Take a look at your data now (you can rerun a .head() cell) – it should be much more intuitive, and ready for analysis.

Graphical Exploration

Let’s see what the distributions of our data are. We can use cross-tabulations and graphical data visualizations to take quick peeks. To assist us, we’re going to use matplotlib. Add and execute the following:

from matplotlib import pyplot as plt
%matplotlib inline

What if we want to see the distribution of ages? Try the code below. In pyplot, we add layers bit by bit and only at the end do we issue the plt.show() command.

plt.hist(cervical_cancer_data['age'])
plt.xlabel("Age")
plt.ylabel("Count")
plt.title("Histogram of Age")
plt.show()

Hopefully you see an image like this:

Age Histogram

Want to save that as an image? You'll need to add the following line __before__ `plt.show()` and rerun that code chunk:
plt.savefig("age_histogram.png")

What about a boxplot of number of sexual partners?

plt.boxplot(cervical_cancer_data['number_of_sexual_partners'])
plt.show()

Ugh, an error occurs. This is because we can’t pass NaN values to boxplot. We’ll select only the values that are not NaN. Replace the code that doesn’t work with this, instead:

plt.boxplot(cervical_cancer_data['number_of_sexual_partners'][~np.isnan(cervical_cancer_data['number_of_sexual_partners'])])
plt.show()

Boxplot

Want to see if there’s a relationship between years of smoking and number of STDs? Let’s do a scatter plot.

plt.scatter(cervical_cancer_data['smokes_years'], cervical_cancer_data['stds_number'])
plt.xlabel("Smoking Years")
plt.ylabel("Number of STIs")
plt.title("Sexually Transmitted Infections as a Function of Smoking Years")
plt.show()

Scatterplot

Obviously these graphics aren’t publication-ready, but are helpful for understanding the data and coming up with preliminary answers to questions like:

  • Is my data normally distributed?
  • Does there seem to be a relationship?
  • Are there any weird outliers?

What if we want to create a correlation matrix heatmap to see how different factors correlate?

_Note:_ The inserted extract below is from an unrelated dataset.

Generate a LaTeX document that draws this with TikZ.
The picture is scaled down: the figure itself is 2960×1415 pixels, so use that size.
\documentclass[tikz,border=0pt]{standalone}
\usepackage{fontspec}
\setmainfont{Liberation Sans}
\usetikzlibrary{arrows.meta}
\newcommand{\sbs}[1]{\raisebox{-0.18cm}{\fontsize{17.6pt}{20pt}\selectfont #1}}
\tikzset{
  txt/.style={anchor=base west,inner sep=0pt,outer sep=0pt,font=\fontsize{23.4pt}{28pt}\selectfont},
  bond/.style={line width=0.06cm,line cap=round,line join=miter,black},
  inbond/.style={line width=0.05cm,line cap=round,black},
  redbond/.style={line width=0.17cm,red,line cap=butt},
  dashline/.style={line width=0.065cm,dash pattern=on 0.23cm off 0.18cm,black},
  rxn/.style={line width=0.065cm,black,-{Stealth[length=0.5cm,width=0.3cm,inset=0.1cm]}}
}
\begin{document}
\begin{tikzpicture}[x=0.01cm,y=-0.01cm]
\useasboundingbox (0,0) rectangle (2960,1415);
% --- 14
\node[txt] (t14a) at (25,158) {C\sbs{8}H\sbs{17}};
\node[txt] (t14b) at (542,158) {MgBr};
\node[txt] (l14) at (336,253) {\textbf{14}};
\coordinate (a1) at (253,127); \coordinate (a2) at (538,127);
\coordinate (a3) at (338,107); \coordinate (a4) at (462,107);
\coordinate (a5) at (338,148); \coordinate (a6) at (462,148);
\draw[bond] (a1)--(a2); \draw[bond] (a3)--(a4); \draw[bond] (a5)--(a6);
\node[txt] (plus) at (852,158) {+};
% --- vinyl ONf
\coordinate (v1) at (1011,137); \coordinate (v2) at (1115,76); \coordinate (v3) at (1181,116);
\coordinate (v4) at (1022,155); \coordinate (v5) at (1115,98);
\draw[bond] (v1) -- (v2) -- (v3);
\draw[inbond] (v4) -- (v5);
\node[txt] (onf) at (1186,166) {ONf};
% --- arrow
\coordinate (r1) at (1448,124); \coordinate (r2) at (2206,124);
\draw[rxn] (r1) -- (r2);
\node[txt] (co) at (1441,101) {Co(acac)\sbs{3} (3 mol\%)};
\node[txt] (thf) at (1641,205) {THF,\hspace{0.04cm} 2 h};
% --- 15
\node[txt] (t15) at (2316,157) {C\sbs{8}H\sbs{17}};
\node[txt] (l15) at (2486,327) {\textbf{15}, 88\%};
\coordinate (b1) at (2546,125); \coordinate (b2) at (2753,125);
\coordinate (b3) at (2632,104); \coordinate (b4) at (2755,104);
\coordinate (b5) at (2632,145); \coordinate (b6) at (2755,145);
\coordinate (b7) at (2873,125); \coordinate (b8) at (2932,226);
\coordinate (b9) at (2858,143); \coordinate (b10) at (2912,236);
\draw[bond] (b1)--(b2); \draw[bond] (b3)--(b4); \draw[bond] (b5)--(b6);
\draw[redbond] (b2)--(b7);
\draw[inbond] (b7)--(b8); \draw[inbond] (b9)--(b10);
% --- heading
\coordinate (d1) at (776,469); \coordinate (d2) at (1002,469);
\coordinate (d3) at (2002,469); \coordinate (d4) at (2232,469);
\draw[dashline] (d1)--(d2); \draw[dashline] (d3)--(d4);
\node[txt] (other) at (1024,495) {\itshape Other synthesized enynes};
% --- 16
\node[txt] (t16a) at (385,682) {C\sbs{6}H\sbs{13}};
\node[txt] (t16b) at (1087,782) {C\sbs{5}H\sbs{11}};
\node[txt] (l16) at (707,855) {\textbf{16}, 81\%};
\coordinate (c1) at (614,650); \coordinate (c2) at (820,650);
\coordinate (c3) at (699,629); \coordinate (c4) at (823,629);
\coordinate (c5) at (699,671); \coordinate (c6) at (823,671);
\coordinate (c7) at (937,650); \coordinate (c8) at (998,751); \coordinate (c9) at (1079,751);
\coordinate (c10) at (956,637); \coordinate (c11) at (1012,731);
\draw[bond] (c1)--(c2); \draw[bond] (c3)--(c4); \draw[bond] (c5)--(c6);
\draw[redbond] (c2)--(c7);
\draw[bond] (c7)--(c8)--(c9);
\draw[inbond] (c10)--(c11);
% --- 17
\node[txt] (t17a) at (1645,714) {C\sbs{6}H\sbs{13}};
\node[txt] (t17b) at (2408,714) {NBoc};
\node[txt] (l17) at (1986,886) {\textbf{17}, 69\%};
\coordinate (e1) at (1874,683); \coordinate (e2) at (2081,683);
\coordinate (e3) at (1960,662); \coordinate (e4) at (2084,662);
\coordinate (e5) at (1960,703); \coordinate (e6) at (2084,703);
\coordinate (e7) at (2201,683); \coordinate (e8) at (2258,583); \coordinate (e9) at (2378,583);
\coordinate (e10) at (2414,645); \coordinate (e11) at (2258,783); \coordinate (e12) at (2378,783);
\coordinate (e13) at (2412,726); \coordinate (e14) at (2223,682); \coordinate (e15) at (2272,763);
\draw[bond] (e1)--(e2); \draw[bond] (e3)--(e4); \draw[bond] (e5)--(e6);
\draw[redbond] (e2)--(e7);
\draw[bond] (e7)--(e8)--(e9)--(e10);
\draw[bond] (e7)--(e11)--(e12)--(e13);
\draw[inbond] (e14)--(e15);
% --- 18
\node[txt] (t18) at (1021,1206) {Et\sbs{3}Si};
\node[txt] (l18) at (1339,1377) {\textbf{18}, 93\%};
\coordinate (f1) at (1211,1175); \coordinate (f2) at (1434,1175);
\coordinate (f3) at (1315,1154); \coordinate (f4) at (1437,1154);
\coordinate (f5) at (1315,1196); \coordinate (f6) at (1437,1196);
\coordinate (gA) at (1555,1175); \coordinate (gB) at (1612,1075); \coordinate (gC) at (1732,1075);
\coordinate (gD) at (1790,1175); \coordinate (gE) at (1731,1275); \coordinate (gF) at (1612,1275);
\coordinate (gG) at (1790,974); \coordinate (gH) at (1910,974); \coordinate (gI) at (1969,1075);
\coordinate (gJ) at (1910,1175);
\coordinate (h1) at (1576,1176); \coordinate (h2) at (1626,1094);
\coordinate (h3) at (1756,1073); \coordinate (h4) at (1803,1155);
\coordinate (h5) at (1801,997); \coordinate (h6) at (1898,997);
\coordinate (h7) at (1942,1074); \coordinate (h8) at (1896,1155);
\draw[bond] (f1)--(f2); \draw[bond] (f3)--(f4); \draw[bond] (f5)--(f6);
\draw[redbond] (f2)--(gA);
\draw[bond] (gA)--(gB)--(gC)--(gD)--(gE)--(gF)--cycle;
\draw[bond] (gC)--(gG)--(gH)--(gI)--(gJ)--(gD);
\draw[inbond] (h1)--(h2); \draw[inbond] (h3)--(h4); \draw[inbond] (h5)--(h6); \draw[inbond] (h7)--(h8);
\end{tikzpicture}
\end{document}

Give this a shot in your notebook:

corr = cervical_cancer_data.corr()
plt.matshow(corr)
plt.xticks(range(len(corr.columns)), corr.columns, rotation='vertical')
plt.yticks(range(len(corr.columns)), corr.columns)
plt.rcParams["figure.figsize"] =(15,10)
plt.show()

Hopefully you see a nice correlation heatmap like this one. It might also come out too small, but don’t worry, we’re going to move on from this pretty quickly, because it doesn’t have all the helpful things we want, like a key to what the colors mean.

Correlation

Instead, let’s create a colorful background for the correlation matrix itself, which could prove useful!

corr.style.background_gradient()

You’ll get a minor error related to NaN values, but you should also see a colorful table which helps illustrate the various correlations!

Correlation

If you want to save this colorful display, you can save the html like this:
fancy = corr.style.background_gradient()
html = fancy.render()
with open('cool_table.html', 'w') as file:
    file.write(html)

Non-Graphical Exploration

Issue the following, which gives you a table of genital herpes and cancer diagnoses:

pd.crosstab(cervical_cancer_data['dx_cancer'], cervical_cancer_data['stds_genital_herpes'])

Cross tabulation

You’ve already seen how to get basic summary stats on your data. This time, we’ll do something a bit different, to identify which columns might not be good variables to use in the research because of lots of missing data.

cervical_cancer_data.isna().sum()

Number of missing data

There are rather a few variables that are missing lots of values. This includes most of the STD fields. We might want to clean up our data by removing these columns (runs the risk of abandoning a great explanatory variable), or remove the rows for which data is absent (runs the risk of subject selection bias), or by interpolating data, perhaps by putting in a median value (probably not valid here).

Let’s leave things there, and in a second lab, we’ll work on basic inferential statistics!